I also tried to remove the msleep completely and it also work, but I
didn't want to break the fix for the original problematic hardware
configuration.
Why does sleep vs delay make a difference?  Is there some race that we
are not locking against?

Alex

That was my original thought but I did not find any previously. I will
investigate it again.

If mdelay(>4) isn't usable on other platforms, is it an option to use
mdelay on x86_64 only and keep msleep on other platforms or just remove
the msleep for other platforms, something like

-                       msleep(60);
+#ifdef CONFIG_X86_64
+                       mdelay(60);
+#endif
That's pretty ugly.  I'd rather try and resolve the root cause.  How
important is the IGT test?  What does it do?  Is the test itself
correct?

Agreed, and I didn't want to add conditions around the mdelay for the
same reason.

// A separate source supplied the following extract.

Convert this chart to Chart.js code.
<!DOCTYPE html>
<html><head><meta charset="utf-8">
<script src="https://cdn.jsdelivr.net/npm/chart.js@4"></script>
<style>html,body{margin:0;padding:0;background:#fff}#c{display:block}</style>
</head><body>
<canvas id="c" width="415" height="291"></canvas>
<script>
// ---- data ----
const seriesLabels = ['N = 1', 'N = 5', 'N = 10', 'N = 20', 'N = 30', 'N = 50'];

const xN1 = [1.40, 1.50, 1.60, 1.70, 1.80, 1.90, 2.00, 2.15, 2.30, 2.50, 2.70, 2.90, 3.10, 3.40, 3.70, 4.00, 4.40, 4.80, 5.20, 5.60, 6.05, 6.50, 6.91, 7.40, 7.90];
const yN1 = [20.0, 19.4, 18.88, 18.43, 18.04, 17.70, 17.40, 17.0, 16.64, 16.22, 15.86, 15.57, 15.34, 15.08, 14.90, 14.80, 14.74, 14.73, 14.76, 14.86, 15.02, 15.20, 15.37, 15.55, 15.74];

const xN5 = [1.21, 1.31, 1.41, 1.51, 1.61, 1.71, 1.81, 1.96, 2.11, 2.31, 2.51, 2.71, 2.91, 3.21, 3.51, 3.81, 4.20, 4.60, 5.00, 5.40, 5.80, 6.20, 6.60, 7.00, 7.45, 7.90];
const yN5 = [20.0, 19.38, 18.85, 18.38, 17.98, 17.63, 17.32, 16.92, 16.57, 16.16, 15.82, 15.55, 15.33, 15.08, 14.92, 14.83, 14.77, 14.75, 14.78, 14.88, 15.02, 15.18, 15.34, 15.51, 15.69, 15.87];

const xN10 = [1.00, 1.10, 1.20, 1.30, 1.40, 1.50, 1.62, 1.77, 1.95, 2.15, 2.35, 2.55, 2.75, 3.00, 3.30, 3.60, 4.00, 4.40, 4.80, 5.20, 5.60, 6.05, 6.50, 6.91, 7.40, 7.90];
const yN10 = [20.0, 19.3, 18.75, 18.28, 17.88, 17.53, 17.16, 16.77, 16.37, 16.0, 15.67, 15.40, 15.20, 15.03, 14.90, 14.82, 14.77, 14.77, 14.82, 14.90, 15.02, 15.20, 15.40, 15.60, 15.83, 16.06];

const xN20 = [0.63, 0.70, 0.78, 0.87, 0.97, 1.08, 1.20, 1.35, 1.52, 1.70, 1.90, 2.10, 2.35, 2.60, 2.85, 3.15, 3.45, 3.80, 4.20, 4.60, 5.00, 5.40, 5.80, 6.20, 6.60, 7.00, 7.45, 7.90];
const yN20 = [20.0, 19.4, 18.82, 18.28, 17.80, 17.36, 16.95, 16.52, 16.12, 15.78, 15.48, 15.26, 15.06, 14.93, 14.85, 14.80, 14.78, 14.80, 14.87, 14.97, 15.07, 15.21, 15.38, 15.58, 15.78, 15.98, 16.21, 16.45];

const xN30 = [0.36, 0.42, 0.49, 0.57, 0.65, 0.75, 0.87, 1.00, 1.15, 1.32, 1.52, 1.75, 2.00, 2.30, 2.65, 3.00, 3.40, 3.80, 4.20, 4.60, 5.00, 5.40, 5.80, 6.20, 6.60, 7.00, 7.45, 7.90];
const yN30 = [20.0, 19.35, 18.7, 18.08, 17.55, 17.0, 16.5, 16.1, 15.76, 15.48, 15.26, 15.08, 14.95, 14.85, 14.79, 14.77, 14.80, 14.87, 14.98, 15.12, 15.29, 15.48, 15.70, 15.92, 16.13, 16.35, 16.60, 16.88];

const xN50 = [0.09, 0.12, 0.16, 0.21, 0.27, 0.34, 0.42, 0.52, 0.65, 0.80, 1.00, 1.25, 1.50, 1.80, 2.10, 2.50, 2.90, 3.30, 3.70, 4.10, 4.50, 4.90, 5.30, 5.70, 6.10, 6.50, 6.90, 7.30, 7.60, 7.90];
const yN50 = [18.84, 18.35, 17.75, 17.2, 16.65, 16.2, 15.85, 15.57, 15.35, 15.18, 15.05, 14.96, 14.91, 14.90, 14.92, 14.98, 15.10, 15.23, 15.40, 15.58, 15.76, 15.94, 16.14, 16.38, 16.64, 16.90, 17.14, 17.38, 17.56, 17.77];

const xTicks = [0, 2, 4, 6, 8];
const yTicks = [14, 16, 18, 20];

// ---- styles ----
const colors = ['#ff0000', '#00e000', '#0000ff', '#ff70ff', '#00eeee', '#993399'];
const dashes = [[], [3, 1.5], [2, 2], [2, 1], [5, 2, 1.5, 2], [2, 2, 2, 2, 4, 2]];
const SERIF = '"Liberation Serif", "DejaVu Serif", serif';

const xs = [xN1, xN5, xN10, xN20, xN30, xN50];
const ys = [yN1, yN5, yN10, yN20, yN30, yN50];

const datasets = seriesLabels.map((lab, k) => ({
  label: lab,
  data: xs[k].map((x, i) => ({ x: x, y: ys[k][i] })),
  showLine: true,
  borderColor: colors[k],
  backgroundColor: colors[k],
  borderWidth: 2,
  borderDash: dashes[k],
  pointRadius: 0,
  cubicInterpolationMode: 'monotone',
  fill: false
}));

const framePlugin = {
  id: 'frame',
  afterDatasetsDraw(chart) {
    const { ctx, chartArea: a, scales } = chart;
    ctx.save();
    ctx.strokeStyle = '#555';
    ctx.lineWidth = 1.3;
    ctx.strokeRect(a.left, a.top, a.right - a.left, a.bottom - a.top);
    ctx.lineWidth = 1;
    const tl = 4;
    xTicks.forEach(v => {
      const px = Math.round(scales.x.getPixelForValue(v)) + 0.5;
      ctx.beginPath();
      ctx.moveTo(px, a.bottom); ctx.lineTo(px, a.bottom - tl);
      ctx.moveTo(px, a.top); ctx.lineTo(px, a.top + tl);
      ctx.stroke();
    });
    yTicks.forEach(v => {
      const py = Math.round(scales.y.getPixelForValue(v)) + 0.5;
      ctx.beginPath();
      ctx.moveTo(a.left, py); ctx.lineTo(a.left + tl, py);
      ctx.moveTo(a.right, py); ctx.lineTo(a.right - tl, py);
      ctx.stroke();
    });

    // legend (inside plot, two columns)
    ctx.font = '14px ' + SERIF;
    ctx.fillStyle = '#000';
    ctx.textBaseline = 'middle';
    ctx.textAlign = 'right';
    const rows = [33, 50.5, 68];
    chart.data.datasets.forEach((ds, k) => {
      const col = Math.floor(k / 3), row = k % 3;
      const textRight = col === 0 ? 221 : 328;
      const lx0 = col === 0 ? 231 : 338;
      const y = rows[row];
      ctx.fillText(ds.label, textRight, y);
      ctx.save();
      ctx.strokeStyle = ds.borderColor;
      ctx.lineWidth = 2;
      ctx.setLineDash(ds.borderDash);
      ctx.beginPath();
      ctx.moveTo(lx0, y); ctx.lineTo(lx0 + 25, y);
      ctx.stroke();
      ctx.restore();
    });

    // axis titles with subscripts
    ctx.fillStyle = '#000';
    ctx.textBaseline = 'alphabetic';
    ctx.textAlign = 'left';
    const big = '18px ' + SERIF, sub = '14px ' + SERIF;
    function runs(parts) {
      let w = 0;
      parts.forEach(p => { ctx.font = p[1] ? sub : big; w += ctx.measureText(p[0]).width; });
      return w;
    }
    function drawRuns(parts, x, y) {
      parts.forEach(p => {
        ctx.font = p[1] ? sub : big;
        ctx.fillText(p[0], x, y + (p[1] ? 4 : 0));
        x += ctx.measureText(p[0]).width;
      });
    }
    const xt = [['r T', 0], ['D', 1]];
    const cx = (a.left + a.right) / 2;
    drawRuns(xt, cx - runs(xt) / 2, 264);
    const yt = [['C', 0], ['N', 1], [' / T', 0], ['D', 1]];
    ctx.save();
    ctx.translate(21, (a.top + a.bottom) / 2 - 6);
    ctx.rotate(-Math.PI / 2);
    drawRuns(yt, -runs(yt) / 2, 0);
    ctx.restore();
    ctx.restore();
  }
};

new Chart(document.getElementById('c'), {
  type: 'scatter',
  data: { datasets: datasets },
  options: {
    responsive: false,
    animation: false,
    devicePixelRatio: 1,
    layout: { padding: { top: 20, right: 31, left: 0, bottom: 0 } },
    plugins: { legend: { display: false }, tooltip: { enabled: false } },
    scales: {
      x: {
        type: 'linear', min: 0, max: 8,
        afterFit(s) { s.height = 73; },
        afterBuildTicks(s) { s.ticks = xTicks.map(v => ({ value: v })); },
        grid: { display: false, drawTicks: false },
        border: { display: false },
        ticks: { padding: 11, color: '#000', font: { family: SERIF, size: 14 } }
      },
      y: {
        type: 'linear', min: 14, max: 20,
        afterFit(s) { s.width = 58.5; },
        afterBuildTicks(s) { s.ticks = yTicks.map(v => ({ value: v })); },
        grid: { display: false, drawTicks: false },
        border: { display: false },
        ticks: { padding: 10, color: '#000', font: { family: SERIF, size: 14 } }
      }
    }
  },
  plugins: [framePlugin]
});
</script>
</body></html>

I will assume this is not an option now.

As in the previous comment, IGT can be modified to avoid the crash by
reversing the order fb is removed - though I suspect I will receive
questions why this is not fixed in kernel.

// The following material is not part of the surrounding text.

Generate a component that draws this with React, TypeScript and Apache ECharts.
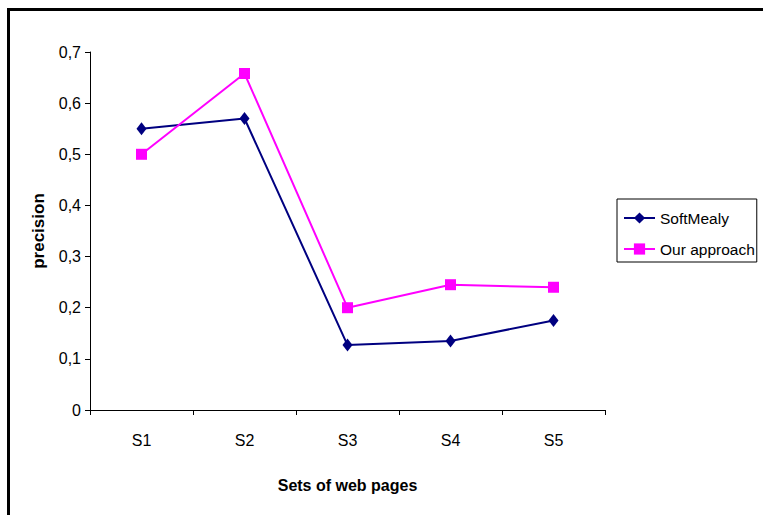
import React, { useEffect, useRef } from "react";
import * as echarts from "echarts";

const categories = ["S1", "S2", "S3", "S4", "S5"];
const softMealy = [0.55, 0.57, 0.127, 0.135, 0.175];
const ourApproach = [0.5, 0.658, 0.2, 0.245, 0.24];
const seriesNames = ["SoftMealy", "Our approach"];

const FONT = "'Liberation Sans', Arial, sans-serif";

export default function App() {
  const ref = useRef<HTMLDivElement>(null);
  useEffect(() => {
    if (!ref.current) return;
    const chart = echarts.init(ref.current, undefined, { renderer: "svg" });
    chart.setOption({
      animation: false,
      backgroundColor: "#fff",
      textStyle: { fontFamily: FONT },
      graphic: [
        {
          type: "rect",
          shape: { x: 8.5, y: 9.5, width: 900, height: 700 },
          style: { fill: "none", stroke: "#000", lineWidth: 3 },
          silent: true,
        },
      ],
      grid: { left: 90, top: 52, right: 158, bottom: 105, containLabel: false },
      legend: {
        orient: "vertical",
        left: 617,
        top: 199,
        borderColor: "#000",
        borderWidth: 1,
        borderRadius: 0,
        padding: [11, 2, 5, 6],
        itemGap: 15,
        itemWidth: 31,
        itemHeight: 14,
        textStyle: { fontSize: 15.5, color: "#000", fontFamily: FONT },
        data: seriesNames,
      },
      xAxis: {
        type: "category",
        data: categories,
        boundaryGap: true,
        name: "Sets of web pages",
        nameLocation: "middle",
        nameGap: 67,
        nameTextStyle: { fontSize: 16, fontWeight: "bold", color: "#000", fontFamily: FONT },
        axisLine: { lineStyle: { color: "#000", width: 1 } },
        axisTick: { show: true, length: 5, lineStyle: { color: "#000" } },
        axisLabel: { fontSize: 16, color: "#000", margin: 22, fontFamily: FONT },
        splitLine: { show: false },
      },
      yAxis: {
        type: "value",
        min: 0,
        max: 0.7,
        interval: 0.1,
        name: "precision",
        nameLocation: "middle",
        nameGap: 43,
        nameTextStyle: { fontSize: 17, fontWeight: "bold", color: "#000", fontFamily: FONT },
        axisLine: { show: true, lineStyle: { color: "#000", width: 1 } },
        axisTick: { show: true, length: 5, lineStyle: { color: "#000" } },
        axisLabel: {
          fontSize: 16,
          color: "#000",
          margin: 9,
          fontFamily: FONT,
          formatter: (v: number) => (v === 0 ? "0" : v.toFixed(1).replace(".", ",")),
        },
        splitLine: { show: false },
      },
      series: [
        {
          name: seriesNames[0],
          type: "line",
          data: softMealy,
          symbol: "diamond",
          symbolSize: [10, 13],
          lineStyle: { color: "#000080", width: 2 },
          itemStyle: { color: "#000080" },
        },
        {
          name: seriesNames[1],
          type: "line",
          data: ourApproach,
          symbol: "rect",
          symbolSize: 11,
          lineStyle: { color: "#FF00FF", width: 2 },
          itemStyle: { color: "#FF00FF" },
        },
      ],
    });
    return () => chart.dispose();
  }, []);
  return (
    <div
      ref={ref}
      style={{ position: "absolute", left: 0, top: 0, width: 763, height: 515 }}
    />
  );
}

I wanted to fix this in kernel because nothing stops other user-space
applications to use the same way to crash kernel, so fixing IGT is the
second option.

Apparently causing problems on other platforms isn't an option at all so
I will try to figure out an non-mdelay solution, and then maybe an IGT
solution instead.
What hangs?  The test or the kernel or the hardware?
The system becomes completely unresponsive - no keyboard, mouse nor remote accesses.
I agree with Alex that changing this is extremely questionable and not justified at all.

My educated guess is that by using mdelay() instead of msleep() we keep the CPU core busy and preventing something from happening at the same time as something else.

This clearly points to missing locking or similar to protect concurrent execution of things.
Might another possibility be that this code gets called from an atomic context which can't sleep?


It can come through handle_hpd_rx_irq but we're using a workqueue
to queue interrupt handling so this shouldn't come from an atomic
context. I currently don't see where else it might be used in an
atomic context. Alex Hung, can you do a dump_stack() in this function
to see where the problematic call is coming from?

Fixing IGT will only mask the issue. Userspace should never be able
to put the system in a state where it stops responding entirely. This
will need some sort of fix in the kernel.

Harry


I will drop this patch from the series.